■ **WHAT THE TASK ASKS**:
Omit the pictures and print exactly the lines of the listing below, starting at the first and ending at the line containing "from matplotlib.ticker import".

■ **RECORDED DATA**:
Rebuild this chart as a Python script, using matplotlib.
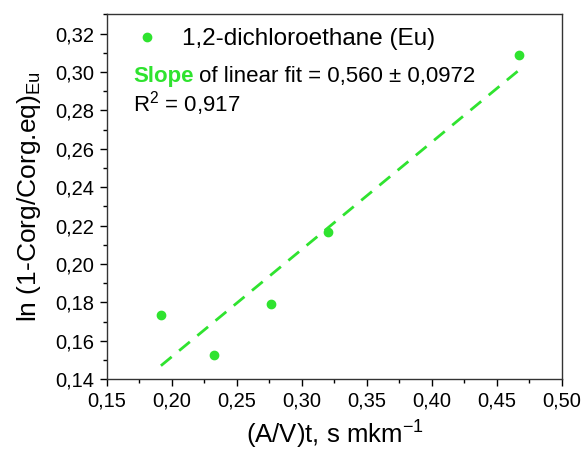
import matplotlib
matplotlib.use('Agg')
import matplotlib.pyplot as plt
import numpy as np
from matplotlib.ticker import MultipleLocator, FuncFormatter

# Data
x_vals = [0.1915, 0.2324, 0.2759, 0.3200, 0.4668]
y_vals = [0.1733, 0.1527, 0.1792, 0.2168, 0.3091]
series_label = '1,2-dichloroethane (Eu)'
slope_text = ' of linear fit = 0,560 \u00b1 0,0972'
r2_text = 'R$^2$ = 0,917'

green = '#2fe32f'

plt.rcParams['font.family'] = ['Liberation Sans', 'DejaVu Sans']
plt.rcParams['mathtext.fontset'] = 'custom'
plt.rcParams['mathtext.rm'] = 'Liberation Sans'
plt.rcParams['mathtext.it'] = 'Liberation Sans:italic'


def comma_fmt(v, pos):
    return '{:.2f}'.format(v).replace('.', ',')


fig = plt.figure(figsize=(5.82, 4.53), dpi=100)
ax = fig.add_axes([0.1838, 0.1627, 0.7818, 0.8053])

ax.plot(x_vals, y_vals, 'o', color=green, markersize=6, label=series_label)

# Linear fit
k, b = np.polyfit(x_vals, y_vals, 1)
xf = np.array([min(x_vals), max(x_vals)])
ax.plot(xf, k * xf + b, '--', color=green, lw=2, dashes=(5, 3.5))

ax.set_xlim(0.15, 0.50)
ax.set_ylim(0.14, 0.33)
ax.xaxis.set_major_locator(MultipleLocator(0.05))
ax.xaxis.set_minor_locator(MultipleLocator(0.025))
ax.yaxis.set_major_locator(MultipleLocator(0.02))
ax.yaxis.set_minor_locator(MultipleLocator(0.01))
ax.xaxis.set_major_formatter(FuncFormatter(comma_fmt))
ax.yaxis.set_major_formatter(FuncFormatter(comma_fmt))
ax.tick_params(which='major', direction='out', length=5, width=1, labelsize=14.5, pad=4)
ax.tick_params(which='minor', direction='out', length=3, width=1)
for sp in ax.spines.values():
    sp.set_linewidth(1)
    sp.set_color('#333333')

ax.set_xlabel('(A/V)t, s mkm$^{-1}$', fontsize=18.5, labelpad=6)
ax.set_ylabel('ln (1-Corg/Corg.eq)$_{\\mathrm{Eu}}$', fontsize=19, labelpad=9)

ax.legend(loc='upper left', bbox_to_anchor=(0.055, 0.962), frameon=False,
          fontsize=17.5, handlelength=1.2, handletextpad=0.85,
          borderpad=0, borderaxespad=0)

# Annotation: green bold "Slope" followed by black text on the same baseline
t1 = ax.text(0.057, 0.816, 'Slope', transform=ax.transAxes, fontsize=16,
             fontweight='bold', color=green, va='baseline', ha='left')
fig.canvas.draw()
bb = t1.get_window_extent()
x_end = ax.transAxes.inverted().transform((bb.x1, bb.y0))[0]
ax.text(x_end, 0.816, slope_text, transform=ax.transAxes, fontsize=16,
        va='baseline', ha='left')
ax.text(0.057, 0.733, r2_text, transform=ax.transAxes, fontsize=16,
        va='baseline', ha='left')

fig.savefig('out.png', dpi=100)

■ **RESULT OF THIS EXERCISE**:
Rebuild this chart as a Python script, using matplotlib.
import matplotlib
matplotlib.use('Agg')
import matplotlib.pyplot as plt
import numpy as np
from matplotlib.ticker import MultipleLocator, FuncFormatter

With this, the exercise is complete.